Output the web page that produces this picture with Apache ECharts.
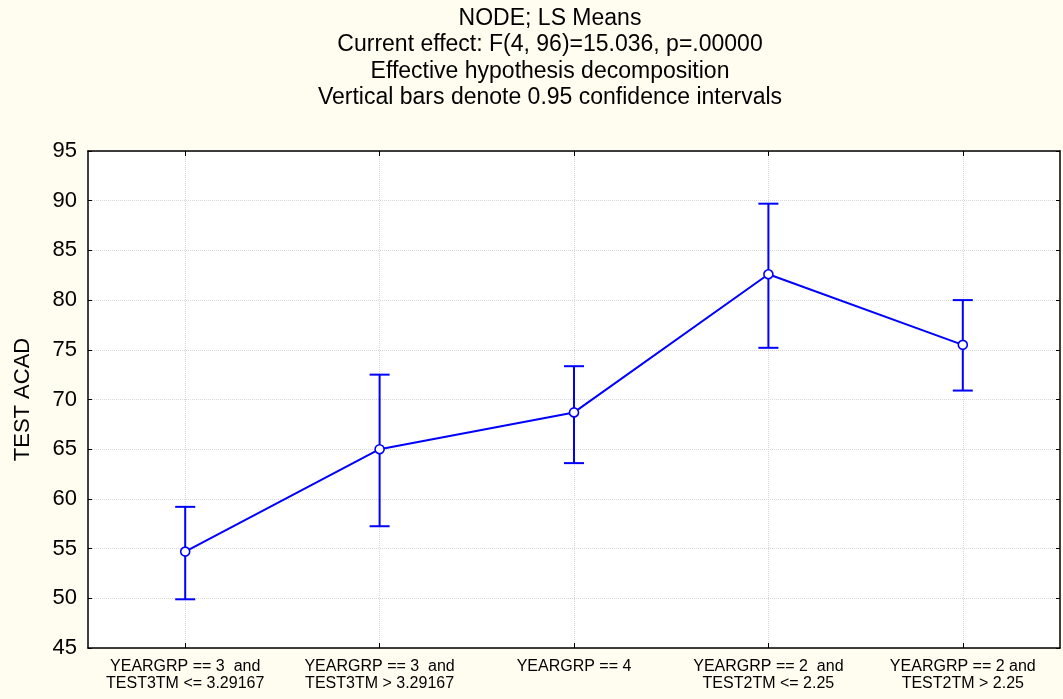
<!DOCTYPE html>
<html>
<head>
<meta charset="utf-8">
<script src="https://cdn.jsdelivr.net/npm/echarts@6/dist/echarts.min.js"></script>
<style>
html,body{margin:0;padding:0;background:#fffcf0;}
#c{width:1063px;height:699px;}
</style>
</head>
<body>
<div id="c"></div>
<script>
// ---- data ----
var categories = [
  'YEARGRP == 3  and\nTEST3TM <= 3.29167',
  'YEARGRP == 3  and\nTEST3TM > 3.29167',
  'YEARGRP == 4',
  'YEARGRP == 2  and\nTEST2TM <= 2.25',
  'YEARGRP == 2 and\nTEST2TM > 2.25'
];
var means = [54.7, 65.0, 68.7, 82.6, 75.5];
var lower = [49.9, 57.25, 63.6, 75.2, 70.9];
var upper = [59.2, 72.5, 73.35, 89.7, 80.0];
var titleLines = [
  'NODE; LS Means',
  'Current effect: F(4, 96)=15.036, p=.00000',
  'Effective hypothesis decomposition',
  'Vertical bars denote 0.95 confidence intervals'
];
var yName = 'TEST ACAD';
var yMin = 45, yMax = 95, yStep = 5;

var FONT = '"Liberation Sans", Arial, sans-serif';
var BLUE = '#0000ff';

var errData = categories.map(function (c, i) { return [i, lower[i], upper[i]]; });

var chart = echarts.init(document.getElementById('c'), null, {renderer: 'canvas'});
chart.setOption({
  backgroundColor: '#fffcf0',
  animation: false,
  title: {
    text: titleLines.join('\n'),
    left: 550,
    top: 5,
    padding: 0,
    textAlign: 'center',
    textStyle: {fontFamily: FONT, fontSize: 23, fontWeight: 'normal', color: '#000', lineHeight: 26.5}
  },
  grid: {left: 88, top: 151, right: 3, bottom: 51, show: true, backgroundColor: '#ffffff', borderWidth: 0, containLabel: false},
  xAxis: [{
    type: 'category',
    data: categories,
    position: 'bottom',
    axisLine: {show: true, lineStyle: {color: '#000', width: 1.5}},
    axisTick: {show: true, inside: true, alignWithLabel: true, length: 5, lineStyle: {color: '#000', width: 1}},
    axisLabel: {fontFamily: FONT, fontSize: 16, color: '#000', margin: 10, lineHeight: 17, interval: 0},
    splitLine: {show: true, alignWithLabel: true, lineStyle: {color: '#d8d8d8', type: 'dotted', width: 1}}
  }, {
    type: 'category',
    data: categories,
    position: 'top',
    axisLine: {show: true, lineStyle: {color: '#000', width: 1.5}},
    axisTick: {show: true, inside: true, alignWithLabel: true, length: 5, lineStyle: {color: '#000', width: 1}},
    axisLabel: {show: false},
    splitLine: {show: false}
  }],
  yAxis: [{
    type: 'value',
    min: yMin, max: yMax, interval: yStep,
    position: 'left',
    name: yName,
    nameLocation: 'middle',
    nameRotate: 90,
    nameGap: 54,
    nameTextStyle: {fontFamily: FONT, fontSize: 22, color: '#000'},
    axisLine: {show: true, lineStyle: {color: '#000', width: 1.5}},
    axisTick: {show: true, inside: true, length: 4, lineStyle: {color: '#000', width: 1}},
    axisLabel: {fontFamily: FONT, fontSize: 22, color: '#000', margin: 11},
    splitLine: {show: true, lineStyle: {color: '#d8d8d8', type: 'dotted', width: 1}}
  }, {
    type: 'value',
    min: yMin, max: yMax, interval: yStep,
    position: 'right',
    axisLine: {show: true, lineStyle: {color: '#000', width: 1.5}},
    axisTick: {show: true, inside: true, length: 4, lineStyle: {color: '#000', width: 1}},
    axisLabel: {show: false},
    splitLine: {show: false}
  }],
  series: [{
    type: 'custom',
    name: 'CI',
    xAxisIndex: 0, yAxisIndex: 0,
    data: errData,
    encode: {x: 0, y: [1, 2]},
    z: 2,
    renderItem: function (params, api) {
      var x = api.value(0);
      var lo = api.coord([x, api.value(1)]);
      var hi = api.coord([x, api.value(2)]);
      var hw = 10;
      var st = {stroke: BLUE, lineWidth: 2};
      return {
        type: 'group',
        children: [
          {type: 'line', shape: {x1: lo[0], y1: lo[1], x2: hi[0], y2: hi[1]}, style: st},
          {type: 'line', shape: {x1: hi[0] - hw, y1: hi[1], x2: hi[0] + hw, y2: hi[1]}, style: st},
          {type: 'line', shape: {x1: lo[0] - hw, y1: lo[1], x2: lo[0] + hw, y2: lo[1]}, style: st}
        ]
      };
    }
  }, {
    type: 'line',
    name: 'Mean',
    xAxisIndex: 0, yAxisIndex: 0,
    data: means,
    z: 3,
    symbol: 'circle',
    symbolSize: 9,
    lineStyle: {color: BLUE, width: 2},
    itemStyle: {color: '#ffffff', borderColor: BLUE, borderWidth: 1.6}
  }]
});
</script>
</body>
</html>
□ □ □
:: Requirement ::
Repeat the listing in full and exactly. Do not include any images.

:: Final answer ::
Output the web page that produces this picture with Apache ECharts.
<!DOCTYPE html>
<html>
<head>
<meta charset="utf-8">
<script src="https://cdn.jsdelivr.net/npm/echarts@6/dist/echarts.min.js"></script>
<style>
html,body{margin:0;padding:0;background:#fffcf0;}
#c{width:1063px;height:699px;}
</style>
</head>
<body>
<div id="c"></div>
<script>
// ---- data ----
var categories = [
  'YEARGRP == 3  and\nTEST3TM <= 3.29167',
  'YEARGRP == 3  and\nTEST3TM > 3.29167',
  'YEARGRP == 4',
  'YEARGRP == 2  and\nTEST2TM <= 2.25',
  'YEARGRP == 2 and\nTEST2TM > 2.25'
];
var means = [54.7, 65.0, 68.7, 82.6, 75.5];
var lower = [49.9, 57.25, 63.6, 75.2, 70.9];
var upper = [59.2, 72.5, 73.35, 89.7, 80.0];
var titleLines = [
  'NODE; LS Means',
  'Current effect: F(4, 96)=15.036, p=.00000',
  'Effective hypothesis decomposition',
  'Vertical bars denote 0.95 confidence intervals'
];
var yName = 'TEST ACAD';
var yMin = 45, yMax = 95, yStep = 5;

var FONT = '"Liberation Sans", Arial, sans-serif';
var BLUE = '#0000ff';

var errData = categories.map(function (c, i) { return [i, lower[i], upper[i]]; });

var chart = echarts.init(document.getElementById('c'), null, {renderer: 'canvas'});
chart.setOption({
  backgroundColor: '#fffcf0',
  animation: false,
  title: {
    text: titleLines.join('\n'),
    left: 550,
    top: 5,
    padding: 0,
    textAlign: 'center',
    textStyle: {fontFamily: FONT, fontSize: 23, fontWeight: 'normal', color: '#000', lineHeight: 26.5}
  },
  grid: {left: 88, top: 151, right: 3, bottom: 51, show: true, backgroundColor: '#ffffff', borderWidth: 0, containLabel: false},
  xAxis: [{
    type: 'category',
    data: categories,
    position: 'bottom',
    axisLine: {show: true, lineStyle: {color: '#000', width: 1.5}},
    axisTick: {show: true, inside: true, alignWithLabel: true, length: 5, lineStyle: {color: '#000', width: 1}},
    axisLabel: {fontFamily: FONT, fontSize: 16, color: '#000', margin: 10, lineHeight: 17, interval: 0},
    splitLine: {show: true, alignWithLabel: true, lineStyle: {color: '#d8d8d8', type: 'dotted', width: 1}}
  }, {
    type: 'category',
    data: categories,
    position: 'top',
    axisLine: {show: true, lineStyle: {color: '#000', width: 1.5}},
    axisTick: {show: true, inside: true, alignWithLabel: true, length: 5, lineStyle: {color: '#000', width: 1}},
    axisLabel: {show: false},
    splitLine: {show: false}
  }],
  yAxis: [{
    type: 'value',
    min: yMin, max: yMax, interval: yStep,
    position: 'left',
    name: yName,
    nameLocation: 'middle',
    nameRotate: 90,
    nameGap: 54,
    nameTextStyle: {fontFamily: FONT, fontSize: 22, color: '#000'},
    axisLine: {show: true, lineStyle: {color: '#000', width: 1.5}},
    axisTick: {show: true, inside: true, length: 4, lineStyle: {color: '#000', width: 1}},
    axisLabel: {fontFamily: FONT, fontSize: 22, color: '#000', margin: 11},
    splitLine: {show: true, lineStyle: {color: '#d8d8d8', type: 'dotted', width: 1}}
  }, {
    type: 'value',
    min: yMin, max: yMax, interval: yStep,
    position: 'right',
    axisLine: {show: true, lineStyle: {color: '#000', width: 1.5}},
    axisTick: {show: true, inside: true, length: 4, lineStyle: {color: '#000', width: 1}},
    axisLabel: {show: false},
    splitLine: {show: false}
  }],
  series: [{
    type: 'custom',
    name: 'CI',
    xAxisIndex: 0, yAxisIndex: 0,
    data: errData,
    encode: {x: 0, y: [1, 2]},
    z: 2,
    renderItem: function (params, api) {
      var x = api.value(0);
      var lo = api.coord([x, api.value(1)]);
      var hi = api.coord([x, api.value(2)]);
      var hw = 10;
      var st = {stroke: BLUE, lineWidth: 2};
      return {
        type: 'group',
        children: [
          {type: 'line', shape: {x1: lo[0], y1: lo[1], x2: hi[0], y2: hi[1]}, style: st},
          {type: 'line', shape: {x1: hi[0] - hw, y1: hi[1], x2: hi[0] + hw, y2: hi[1]}, style: st},
          {type: 'line', shape: {x1: lo[0] - hw, y1: lo[1], x2: lo[0] + hw, y2: lo[1]}, style: st}
        ]
      };
    }
  }, {
    type: 'line',
    name: 'Mean',
    xAxisIndex: 0, yAxisIndex: 0,
    data: means,
    z: 3,
    symbol: 'circle',
    symbolSize: 9,
    lineStyle: {color: BLUE, width: 2},
    itemStyle: {color: '#ffffff', borderColor: BLUE, borderWidth: 1.6}
  }]
});
</script>
</body>
</html>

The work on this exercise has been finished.